One type of (low-pass) filter which I had learned about some time ago, is a Sinc Filter. And by now, I have forgiven the audio industry, for placing the cutoff frequencies of various sinc filters, directly equal to a relevant Nyquist Frequency. Apparently, it does not bother them that a sinc filter will pass the cutoff frequency itself, at an amplitude of 1/2, and that therefore a sampled audio stream can result, with signal energy directly at its Nyquist Frequency.

There are more details about sinc filters to know, that are relevant to the Digital Audio Workstation named ‘QTractor‘, as well as to other DAWs.
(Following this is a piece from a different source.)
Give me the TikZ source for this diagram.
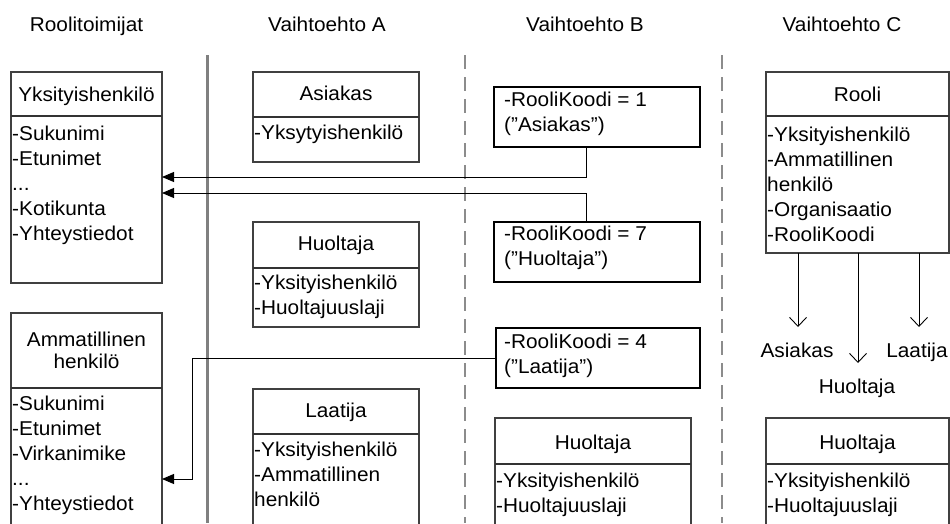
\documentclass[tikz,border=0pt]{standalone}
\usepackage{fontspec}
\setmainfont{Liberation Sans}[FakeStretch=1.04]
\usetikzlibrary{arrows.meta}

% omitted attributes marker
\newcommand\omitmark{...}

\tikzset{
  umlbox/.style={draw=black!75, line width=1.1pt, inner sep=0pt, outer sep=0pt, anchor=north west},
  codebox/.style={draw=black, line width=1.8pt, inner sep=0pt, outer sep=0pt, anchor=north west},
  divider/.style={draw=black!80, line width=1.1pt},
  lbl/.style={inner sep=0pt, anchor=base},
  attr/.style={inner sep=0pt, anchor=base west},
  conn/.style={draw=black, line width=0.9pt},
  tofilled/.style={-{Triangle[length=12pt,width=10pt]}},
  toopen/.style={-{Straight Barb[length=9pt,width=17pt,line width=0.9pt]}},
  solidsep/.style={draw=black!50, line width=3pt},
  dashsep/.style={draw=black!45, line width=2pt, dash pattern=on 14pt off 8pt}
}

\begin{document}
\begin{tikzpicture}[x=1pt, y=-1pt, font=\fontsize{20}{24}\selectfont]
\useasboundingbox (0,0) rectangle (950,523);
\clip (0,0) rectangle (950,523);

% column headers
\node[lbl] (h0) at (86.5,31) {Roolitoimijat};
\node[lbl] (h1) at (327,31) {Vaihtoehto A};
\node[lbl] (h2) at (585,31) {Vaihtoehto B};
\node[lbl] (h3) at (842,31) {Vaihtoehto C};

% column separators
\draw[solidsep] (207,55) -- (207,523);
\draw[dashsep] (465,55) -- (465,523);
\draw[dashsep] (722,55) -- (722,523);

% ---------- Roolitoimijat ----------
\node[umlbox, minimum width=151pt, minimum height=211pt] (yks) at (11,72) {};
\draw[divider] (yks.west |- 0,116) -- (yks.east |- 0,116);
\node[lbl] (yks-t) at (86.5,101) {Yksityishenkilö};
\foreach \t [count=\i] in {-Sukunimi,-Etunimet,\omitmark,-Kotikunta,-Yhteystiedot}
  \node[attr] (yks-a\i) at (12,{115+25*\i}) {\t};

\node[umlbox, minimum width=151pt, minimum height=240pt] (amm) at (11,313) {};
\draw[divider] (amm.west |- 0,388) -- (amm.east |- 0,388);
\node[lbl] (amm-t1) at (86.5,346) {Ammatillinen};
\node[lbl] (amm-t2) at (86.5,368) {henkilö};
\foreach \t [count=\i] in {-Sukunimi,-Etunimet,-Virkanimike,\omitmark,-Yhteystiedot}
  \node[attr] (amm-a\i) at (12,{386+24.8*\i}) {\t};

% ---------- Vaihtoehto A ----------
\node[umlbox, minimum width=166pt, minimum height=90pt] (asi) at (253,72) {};
\draw[divider] (asi.west |- 0,117) -- (asi.east |- 0,117);
\node[lbl] (asi-t) at (336,100) {Asiakas};
\node[attr] (asi-a1) at (254,139) {-Yksytyishenkilö};

\node[umlbox, minimum width=166pt, minimum height=105pt] (huoA) at (253,222) {};
\draw[divider] (huoA.west |- 0,268) -- (huoA.east |- 0,268);
\node[lbl] (huoA-t) at (336,250) {Huoltaja};
\node[attr] (huoA-a1) at (254,289) {-Yksityishenkilö};
\node[attr] (huoA-a2) at (254,314) {-Huoltajuuslaji};

\node[umlbox, minimum width=166pt, minimum height=160pt] (laaA) at (253,389) {};
\draw[divider] (laaA.west |- 0,434) -- (laaA.east |- 0,434);
\node[lbl] (laaA-t) at (336,417) {Laatija};
\node[attr] (laaA-a1) at (254,456) {-Yksityishenkilö};
\node[attr] (laaA-a2) at (254,481) {-Ammatillinen};
\node[attr] (laaA-a3) at (254,506) {henkilö};

% ---------- Vaihtoehto B ----------
\node[codebox, minimum width=206pt, minimum height=60pt] (k1) at (494,87) {};
\node[attr] (k1-a1) at (504,106) {-RooliKoodi = 1};
\node[attr] (k1-a2) at (504,131) {(”Asiakas”)};

\node[codebox, minimum width=206pt, minimum height=60pt] (k7) at (494,222) {};
\node[attr] (k7-a1) at (504,240) {-RooliKoodi = 7};
\node[attr] (k7-a2) at (504,265) {(”Huoltaja”)};

\node[codebox, minimum width=204pt, minimum height=60pt] (k4) at (496,328) {};
\node[attr] (k4-a1) at (504,348) {-RooliKoodi = 4};
\node[attr] (k4-a2) at (504,373) {(”Laatija”)};

\node[umlbox, minimum width=196pt, minimum height=130pt] (huoB) at (495,418) {};
\draw[divider] (huoB.west |- 0,464) -- (huoB.east |- 0,464);
\node[lbl] (huoB-t) at (593,449) {Huoltaja};
\node[attr] (huoB-a1) at (496,487) {-Yksityishenkilö};
\node[attr] (huoB-a2) at (496,512) {-Huoltajuuslaji};

% ---------- Vaihtoehto C ----------
\node[umlbox, minimum width=183pt, minimum height=181pt] (rooli) at (766,72) {};
\draw[divider] (rooli.west |- 0,116) -- (rooli.east |- 0,116);
\node[lbl] (rooli-t) at (857.5,101) {Rooli};
\foreach \t [count=\i] in {-Yksityishenkilö,-Ammatillinen,henkilö,-Organisaatio,-RooliKoodi}
  \node[attr] (rooli-a\i) at (767,{116+25*\i}) {\t};

\node[umlbox, minimum width=183pt, minimum height=130pt] (huoC) at (766,418) {};
\draw[divider] (huoC.west |- 0,464) -- (huoC.east |- 0,464);
\node[lbl] (huoC-t) at (857.5,449) {Huoltaja};
\node[attr] (huoC-a1) at (767,487) {-Yksityishenkilö};
\node[attr] (huoC-a2) at (767,512) {-Huoltajuuslaji};

% role values reached from Rooli
\coordinate (r1) at (798,327);
\coordinate (r2) at (858,363);
\coordinate (r3) at (919,327);
\draw[conn, toopen] (rooli.south -| r1) -- (r1);
\draw[conn, toopen] (rooli.south -| r2) -- (r2);
\draw[conn, toopen] (rooli.south -| r3) -- (r3);
\node[lbl] (v1) at (797,357) {Asiakas};
\node[lbl] (v2) at (857,393) {Huoltaja};
\node[lbl] (v3) at (917,357) {Laatija};

% role codes pointing to the actors
\coordinate (jB) at (586,0);
\coordinate (y1) at (0,177);
\coordinate (y2) at (0,193);
\coordinate (bend) at (192,479);
\draw[conn, tofilled] (k1.south -| jB) |- (yks.east |- y1);
\draw[conn, tofilled] (k7.north -| jB) |- (yks.east |- y2);
\draw[conn, tofilled] (k4.west) -| (bend) -- (amm.east |- bend);
\end{tikzpicture}
\end{document}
Apparently, if we want to resample an audio stream from 44.1 kHz to 48 kHz, in theory this corresponds to a “Rational” filter of 147:160, which means that if our Low-Pass Filter is supposed to be a sinc filter, it would need to have 160 * (n) coefficients in order to work ideally.

But, since no audio experts are usually serious about devising such a filter, what they will try next in such a case, is just to oversample the original stream by some reasonable factor, such as by a factor of 4 or 8, then to apply the sinc filter to this sample-rate, and after that to achieve a down-sampling, by just picking samples out, the sample-numbers of which have been rounded down. This is also referred to as an “Arbitrary Sample-Rate Conversion”.

Because 1 oversampled interval then corresponds to only 1/4 or 1/8 the real sampling interval of the source, the artifacts can be reduced in this way. Yet, this use of a sinc filter is known to produce some loss of accuracy, due to the oversampling, which sets a limit in quality.

Now, I have read that a type of filter also exists, which is called a “Farrow Filter”. But personally, I know nothing about Farrow Filters.

As an alternative to cherry-picking samples in rounded-down positions, it is possible to perform a polynomial smoothing of the oversampled stream (after applying a sinc filter if set to the highest quality), and then to ‘pick’ points along the (now continuous) polynomial that correspond to the output sampling rate. This can be simplified into a system of linear equations, where the exponents of the input-stream positions conversely become the constants, multipliers of which reflect the input stream. At some computational penalty, it should be possible to reduce output artifacts greatly.